LECCE- Dopo un quarto di secolo, si apre il processo sull’omicidio della piccola Angelica Pirtoli e di sua madre Paola Rizzello, di 27 anni. Alla sbarra l’unico imputato, Biagio Toma, che risponde di concorso in duplice omicidio volontario aggravato dalla crudeltà. Contro di lui pesano come macigni le accuse del collaboratore di giustizia, il cognato Luigi De Matteis.
La prima udienza si è svolta in mattinata in Corte d’Assise, presieduta dal giudice Roberto Tanisi. Sono state affrontate le questioni preliminari e sono state ammesse le prove richieste dal pm Elsa Valeria Mignone. La Corte, infatti, ha respinto l’opposizione della difesa all’acquisizione della perizia sulle consulenze presentate nel corso del primo processo. La prossima udienza è stata fissata per il 9 giugno, data in cui verrà ascoltato proprio il pentito De Matteis, che ha scelto invece di farsi giudicare con il rito abbreviato.
È stato lui a svelare i dettagli di quell’atroce delitto consumatosi la sera del 20 marzo 1991, raccontando che la bimba sarebbe stata presa per i piedi per farla sbattere con la testa contro il muro, quattro-cinque volte, fino a fracassarle il cranio. Una sequenza agghiacciante, ricostruita pezzo per pezzo nelle indagini del Ros, quelle che il 1° marzo dello scorso anno hanno portato alla notifica dell’ordinanza di custodia cautelare per Toma, che stava finendo di scontare nel carcere di Trani una pena a 3 anni e 8 mesi per estorsione. Quel provvedimento venne firmato dal gip Simona Panzera, su richiesta del pm Giuseppe Capoccia.
“Il caso più nero nella storia della SCU”, così è stato definito l’omicidio di Parabita. De Matteis aveva parlato già nel maggio del 1999, lasciando ammutoliti i giudici della Corte d’Assise di Lecce: “Nnu la facia chiui cu tegnu questo segreto qua, anche perché ci ho due figlie ed ogni volta che io le guardavo…”. La sua confessione piena, con riferimenti espliciti anche a Toma, non aveva trovato riscontri fino alla testtimonianza di un altro pentito, nel maggio 2014: raccontò di un “sacco da spostare”. Un cadavere, cioè. Anzi due, quelli ritrovati nel 1997 e nel 1999. Così gli inquirenti hanno ripreso in mano la matassa.

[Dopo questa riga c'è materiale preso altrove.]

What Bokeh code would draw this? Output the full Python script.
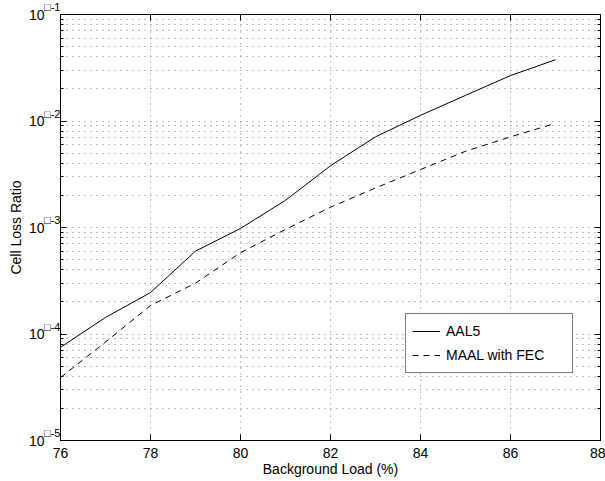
import numpy as np
from bokeh.plotting import figure
from bokeh.models import (LinearAxis, LogAxis, FixedTicker, Range1d, Legend, LegendItem,
                          ColumnDataSource)
from bokeh.embed import file_html
from bokeh.resources import INLINE

# ---- data ----
load = [76, 77, 78, 79, 80, 81, 82, 83, 84, 85, 86, 87]
aal5 = [7.5e-5, 1.43e-4, 2.45e-4, 6.0e-4, 9.8e-4, 1.8e-3, 3.8e-3, 7.1e-3, 1.13e-2, 1.74e-2, 2.67e-2, 3.76e-2]
maal_fec = [3.9e-5, 8.4e-5, 1.85e-4, 3.0e-4, 5.8e-4, 9.6e-4, 1.55e-3, 2.35e-3, 3.5e-3, 5.2e-3, 7.1e-3, 9.5e-3]
x_ticks = [76, 78, 80, 82, 84, 86, 88]
y_exponents = [-5, -4, -3, -2, -1]
y_tick_base = ["10", "10", "10", "10", "10"]
y_tick_sup = ["\u25a1-5", "\u25a1-4", "\u25a1-3", "\u25a1-2", "\u25a1-1"]

FONT = "Liberation Sans"

y_major = [10.0 ** e for e in y_exponents]
y_minor = [m * 10.0 ** e for e in y_exponents[:-1] for m in range(2, 10)]

p = figure(width=605, height=481, x_range=Range1d(76, 88), y_range=Range1d(1e-5, 1e-1),
           y_axis_type="log", output_backend="svg", toolbar_location=None,
           min_border_left=60, min_border_right=5, min_border_top=14, min_border_bottom=41,
           x_axis_label="Background Load (%)")
p.outline_line_color = "black"
p.outline_line_width = 1
p.background_fill_color = "white"
p.border_fill_color = "white"

xt = FixedTicker(ticks=x_ticks)
yt = FixedTicker(ticks=y_major, minor_ticks=y_minor)

def style_axis(ax, labels=True):
    ax.axis_line_color = "black"
    ax.axis_line_width = 1
    ax.major_tick_in = 6
    ax.major_tick_out = 0
    ax.minor_tick_in = 3
    ax.minor_tick_out = 0
    ax.major_tick_line_color = "black"
    ax.minor_tick_line_color = "black"
    ax.major_label_text_font = FONT
    ax.major_label_text_color = "black"
    ax.axis_label_text_font = FONT
    ax.axis_label_text_font_style = "normal"
    ax.axis_label_text_font_size = "14px"
    ax.axis_label_text_color = "black"
    if not labels:
        ax.major_label_text_font_size = "1px"
        ax.major_label_text_alpha = 0
        ax.major_label_standoff = 0

xa = p.xaxis[0]
xa.ticker = xt
style_axis(xa)
xa.major_label_text_font_size = "14px"
xa.major_label_standoff = 7
xa.axis_label_standoff = 0
xa.minor_tick_in = 0

# inner left axis: ticks + raised exponent part of the labels
ya = p.yaxis[0]
ya.ticker = yt
style_axis(ya)
ya.major_label_text_font_size = "11px"
ya.major_label_standoff = 0
ya.major_label_overrides = {v: s + "\n" for v, s in zip(y_major, y_tick_sup)}

# outer left axis: the "10" base of the labels and the axis title
yb = LogAxis(ticker=FixedTicker(ticks=y_major), axis_label="Cell Loss Ratio")
style_axis(yb)
yb.axis_line_color = None
yb.major_tick_in = 0
yb.minor_tick_in = 0
yb.major_label_text_font_size = "14px"
yb.major_label_standoff = -3
yb.axis_label_standoff = 2
yb.major_label_overrides = {v: s for v, s in zip(y_major, y_tick_base)}
p.add_layout(yb, "left")

top = LinearAxis(ticker=xt)
style_axis(top, labels=False)
top.minor_tick_in = 0
p.add_layout(top, "above")
right = LogAxis(ticker=yt)
style_axis(right, labels=False)
p.add_layout(right, "right")

for g in p.xgrid:
    g.ticker = xt
    g.grid_line_color = "#808080"
    g.grid_line_dash = "1 5"
for g in p.ygrid:
    g.ticker = yt
    g.grid_line_color = "#808080"
    g.grid_line_dash = "1 5"
    g.minor_grid_line_color = "#808080"
    g.minor_grid_line_dash = "1 5"

src = ColumnDataSource(dict(x=load, a=aal5, m=maal_fec))
r1 = p.line("x", "a", source=src, line_color="black", line_width=1)
r2 = p.line("x", "m", source=src, line_color="black", line_width=1, line_dash="6 5")

legend = Legend(items=[LegendItem(label="AAL5", renderers=[r1]),
                       LegendItem(label="MAAL with FEC", renderers=[r2])],
                location=(345, 67))
legend.border_line_color = "black"
legend.border_line_width = 1
legend.background_fill_color = "white"
legend.background_fill_alpha = 1
legend.label_text_font = FONT
legend.label_text_font_size = "14px"
legend.label_text_color = "black"
legend.padding = 6
legend.margin = 0
legend.spacing = 2
legend.glyph_width = 28
legend.glyph_height = 22
legend.label_height = 22
legend.label_standoff = 6
legend.label_width = 120
p.add_layout(legend, "center")

open("out.html", "w").write(file_html(p, INLINE))
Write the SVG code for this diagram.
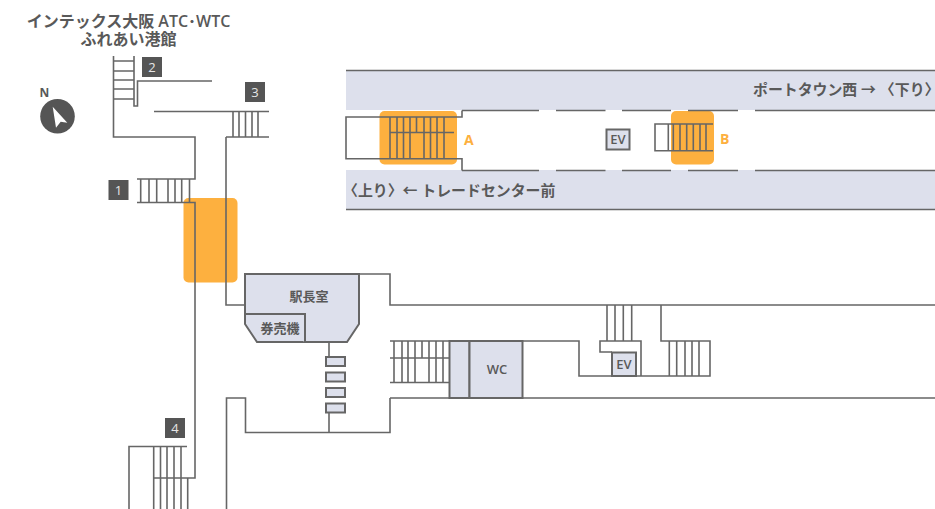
<svg xmlns="http://www.w3.org/2000/svg" width="935" height="509" viewBox="0 0 935 509">
<style>
.l{fill:none;stroke:#666;stroke-width:1.6}
.bt{fill:#dde0ec;stroke:#666;stroke-width:2}
.o{fill:#fdb03f}
.band{fill:#dde0ec}
text{font-family:"Open Sans","Noto Sans CJK JP",sans-serif;font-weight:600;fill:#595959;font-size:13px}
.c{text-anchor:middle}
.n{fill:#e6e6e6;font-weight:400;font-size:13px;text-anchor:middle}
.badge{fill:#555}
.oT{fill:#fdb03f;font-size:14px;font-weight:700}
.big{font-size:16px}
.dir{font-size:14.900px}
</style>
<rect width="935" height="509" fill="#fff"/>
<g id="platform">
<rect class="band" x="346" y="70" width="589" height="40"/>
<rect class="band" x="346" y="170" width="589" height="39.500"/>
</g>
<g id="exit-highlights">
<rect class="o" x="379.500" y="111" width="77.500" height="53.500" rx="5"/>
<rect class="o" x="671" y="111" width="43" height="53.500" rx="5"/>
<rect class="o" x="183.500" y="198" width="54" height="84.500" rx="5"/>
</g>
<g id="connectors">
<path class="l" d="M346 70.500H935M346 209.500H935"/>
<path class="l" d="M462 110.500H539M556 110.500H605.500M622 110.500H671M688 110.500H738M755 110.500H935M462 170.500H539M556 170.500H605.500M622 170.500H671M688 170.500H738M755 170.500H935"/>
<path class="l" d="M462 110.500V117H346V158.700H462V170.500"/>
<path class="l" d="M390 117V158.700M397 117V158.700M403.500 117V158.700M410 117V158.700M416.500 117V132.500M424 117V158.700M430.500 117V158.700M437 117V158.700M444 117V158.700M390 132.500H454"/>
<path class="l" d="M713 124H655V150.700H713M668.300 124V150.700M673.300 124V150.700M680 124V150.700M686.700 124V150.700M693.300 124V150.700M700 124V150.700M706 124V150.700"/>
<path class="l" d="M113.500 56V137H195V179H137M137 202.500H195V478H154M134 56V106H137.500V81H212M113.500 61H134M113.500 71H134M113.500 80H134M113.500 89H134M113.500 99H134"/>
<path class="l" d="M154 111.500H269M226 137H269M226 137V305H245M233 111.500V137M239 111.500V137M245.500 111.500V137M252 111.500V137M258 111.500V137"/>
<path class="l" d="M140.700 179V202.500M149 179V202.500M156.700 179V202.500M168 179V202.500M175 179V202.500M181.700 179V202.500M189.500 179V202.500"/>
<path class="l" d="M359 274H390V305H935"/>
<path class="l" d="M390 398V432.500H245.500V398H226.500V509M390 398H935"/>
<path class="l" d="M329 342V357M329 413V432.500"/>
<path class="l" d="M390 341H579V376H612M636 376H641V341H600V352H612M661 305V341H710V376H641"/>
<path class="l" d="M607 305V341M615 305V341M623.300 305V341M631.700 305V341M669.300 341V376M676.700 341V376M685 341V376M692 341V376M699 341V376"/>
<path class="l" d="M390 358H449M390 382.500H449M394 341V382.500M402 341V382.500M408 341V382.500M415 341V382.500M422 341V358M429 341V382.500M436 341V382.500M443 341V382.500"/>
<path class="l" d="M129 509V446.500H187M153.700 446.500V509M160.500 446.500V509M167 446.500V509M174 446.500V509M181 446.500V509M187.700 478V509"/>
</g>
<g id="station-office">
<path class="bt" d="M245 274H359V324L347 342H257L245 324Z"/>
<path class="bt" d="M245 314H305V342"/>
<text class="c" x="309" y="301">駅長室</text>
<text class="c" x="280" y="333">券売機</text>
</g>
<g id="gates">
<rect class="bt" x="326" y="357" width="19" height="9"/>
<rect class="bt" x="326" y="372.500" width="19" height="9"/>
<rect class="bt" x="326" y="388" width="19" height="9"/>
<rect class="bt" x="326" y="403.500" width="19" height="9"/>
</g>
<g id="wc">
<rect class="bt" x="449.500" y="341" width="20" height="57"/>
<rect class="bt" x="469.500" y="341" width="53" height="57"/>
<text class="c" x="497" y="373.500">WC</text>
</g>
<g id="ev-lower">
<rect class="bt" x="612" y="352.500" width="24" height="23.500"/>
<text class="c" x="624" y="369">EV</text>
</g>
<g id="ev-upper">
<rect class="bt" x="606.500" y="129.500" width="23" height="20"/>
<text class="c" x="618" y="144">EV</text>
</g>
<g id="title">
<text class="c big"><tspan x="128.500" y="27">インテックス大阪 ATC･WTC</tspan><tspan x="128.500" y="45">ふれあい港館</tspan></text>
</g>
<g id="compass">
<text class="c" x="44.500" y="97" style="font-size:12px;font-weight:700">N</text>
<circle cx="57.500" cy="116.300" r="17.300" fill="#555"/>
<path d="M52.700 106.700L67.300 122.700L60.700 121.700L56 127.700Z" fill="#fff"/>
</g>
<g id="exit-1"><rect class="badge" x="108.500" y="180" width="20" height="20"/><text class="n" x="118.500" y="194.500">1</text></g>
<g id="exit-2"><rect class="badge" x="142" y="57" width="20" height="20"/><text class="n" x="152" y="72">2</text></g>
<g id="exit-3"><rect class="badge" x="245" y="82" width="20" height="20"/><text class="n" x="255" y="97">3</text></g>
<g id="exit-4"><rect class="badge" x="165" y="418" width="20" height="20"/><text class="n" x="175" y="433">4</text></g>
<g id="label-a"><text class="oT" x="464" y="145">A</text></g>
<g id="label-b"><text class="oT" x="720" y="144">B</text></g>
<g id="direction-down"><text class="dir" x="753" y="95">ポートタウン西 → 〈下り〉</text></g>
<g id="direction-up"><text class="dir" x="343" y="195.500">〈上り〉← トレードセンター前</text></g>
</svg>
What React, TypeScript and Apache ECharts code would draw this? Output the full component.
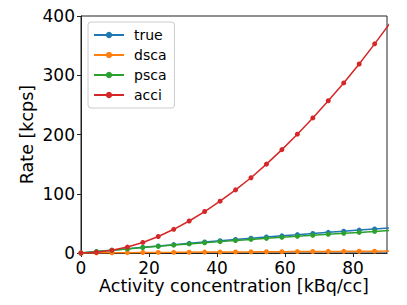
import React, { useEffect, useRef } from "react";
import * as echarts from "echarts";

const activity = [0, 4.545, 9.091, 13.636, 18.182, 22.727, 27.273, 31.818, 36.364, 40.909, 45.455, 50, 54.545, 59.091, 63.636, 68.182, 72.727, 77.273, 81.818, 86.364, 90.909, 95.455, 100];
const trueRate = [0, 2.4, 4.8, 7.2, 9.5, 11.8, 14.1, 16.3, 18.5, 20.7, 22.8, 24.9, 27.0, 29.0, 31.0, 33.0, 34.9, 36.8, 38.7, 40.6, 42.4, 44.2, 46.0];
const dscaRate = [0, 0.2, 0.4, 0.6, 0.8, 1.0, 1.1, 1.3, 1.5, 1.6, 1.8, 1.9, 2.1, 2.2, 2.4, 2.5, 2.7, 2.8, 3.0, 3.1, 3.3, 3.4, 3.6];
const pscaRate = [0, 2.4, 4.7, 6.9, 9.1, 11.2, 13.3, 15.3, 17.3, 19.2, 21.1, 22.9, 24.7, 26.5, 28.2, 29.9, 31.6, 33.2, 34.8, 36.4, 38.0, 39.5, 41.0];
const acciRate = [0, 1.2, 4.5, 10, 17.8, 27.8, 40, 54, 70, 87.5, 106.5, 127, 150, 174.5, 200.5, 228, 257, 287, 319, 353, 388, 424, 461];

const seriesNames = ["true", "dsca", "psca", "acci"];
const seriesValues = [trueRate, dscaRate, pscaRate, acciRate];
const colors = ["#1f77b4", "#ff7f0e", "#2ca02c", "#d62728"];

const FONT = "DejaVu Sans";

export default function App() {
  const ref = useRef<HTMLDivElement>(null);
  useEffect(() => {
    if (!ref.current) return;
    document.body.style.margin = "0";
    const chart = echarts.init(ref.current, undefined, { renderer: "svg" });
    chart.setOption({
      animation: false,
      backgroundColor: "#ffffff",
      grid: {
        left: 81,
        right: 20,
        top: 16,
        bottom: 52,
        show: true,
        borderColor: "#222",
        borderWidth: 1,
        backgroundColor: "transparent",
      },
      legend: {
        left: 88,
        top: 22,
        orient: "vertical",
        padding: [6, 8, 6, 5],
        itemWidth: 30,
        itemHeight: 8,
        itemGap: 6,
        backgroundColor: "rgba(255,255,255,0.8)",
        borderColor: "#cccccc",
        borderWidth: 1,
        borderRadius: 3,
        textStyle: { fontFamily: FONT, fontSize: 14, color: "#000", padding: [0, 0, 0, 5] },
        data: seriesNames,
      },
      xAxis: {
        type: "value",
        min: 0,
        max: 90,
        interval: 20,
        name: "Activity concentration [kBq/cc]",
        nameLocation: "middle",
        nameGap: 24,
        nameMoveOverlap: false,
        nameTextStyle: { fontFamily: FONT, fontSize: 17.5, color: "#000" },
        axisLine: { show: true, lineStyle: { color: "#222", width: 1 } },
        axisTick: { show: true, inside: false, length: 4, lineStyle: { color: "#222" } },
        axisLabel: { fontFamily: FONT, fontSize: 17, color: "#000", margin: 6, showMaxLabel: false },
        splitLine: { show: false },
      },
      yAxis: {
        type: "value",
        min: 0,
        max: 400,
        interval: 100,
        name: "Rate [kcps]",
        nameLocation: "middle",
        nameGap: 45,
        nameMoveOverlap: false,
        nameTextStyle: { fontFamily: FONT, fontSize: 17.5, color: "#000" },
        axisLine: { show: true, lineStyle: { color: "#222", width: 1 } },
        axisTick: { show: true, inside: false, length: 4, lineStyle: { color: "#222" } },
        axisLabel: { fontFamily: FONT, fontSize: 17, color: "#000", margin: 6 },
        splitLine: { show: false },
      },
      series: seriesNames.map((name, i) => ({
        name,
        type: "line",
        data: activity.map((x, j) => [x, seriesValues[i][j]]),
        symbol: "circle",
        symbolSize: 5,
        showSymbol: true,
        clip: true,
        lineStyle: { color: colors[i], width: 1.5 },
        itemStyle: { color: colors[i] },
        z: 2 + i,
      })),
    });
    return () => chart.dispose();
  }, []);
  return <div ref={ref} style={{ width: 407, height: 305 }} />;
}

Secondo l’impianto accusatorio, Angelica venne uccisa perché il ritrovamento della piccola, in quel casolare di campagna, avrebbe detto a chiare lettere dell’uccisione di sua madre, colpita da due colpi di fucile. A pianificare l’omicidio della donna sarebbe stato Donato Mercuri, amante di lei, ma la condanna a morte l’avrebbe impartita direttamente Luigi Giannelli, a capo del clan di Parabita. Perché Paola sapeva troppo, anche per aver avuto una relazione con lui. E perché Paola faceva troppe domande, come quelle su Luigi Calzolari, suo fidanzato fatto fuori nel 1985. Tutti sono già stati condannati all’ergastolo. Tutti tranne, appunto, finora, Biagio Toma.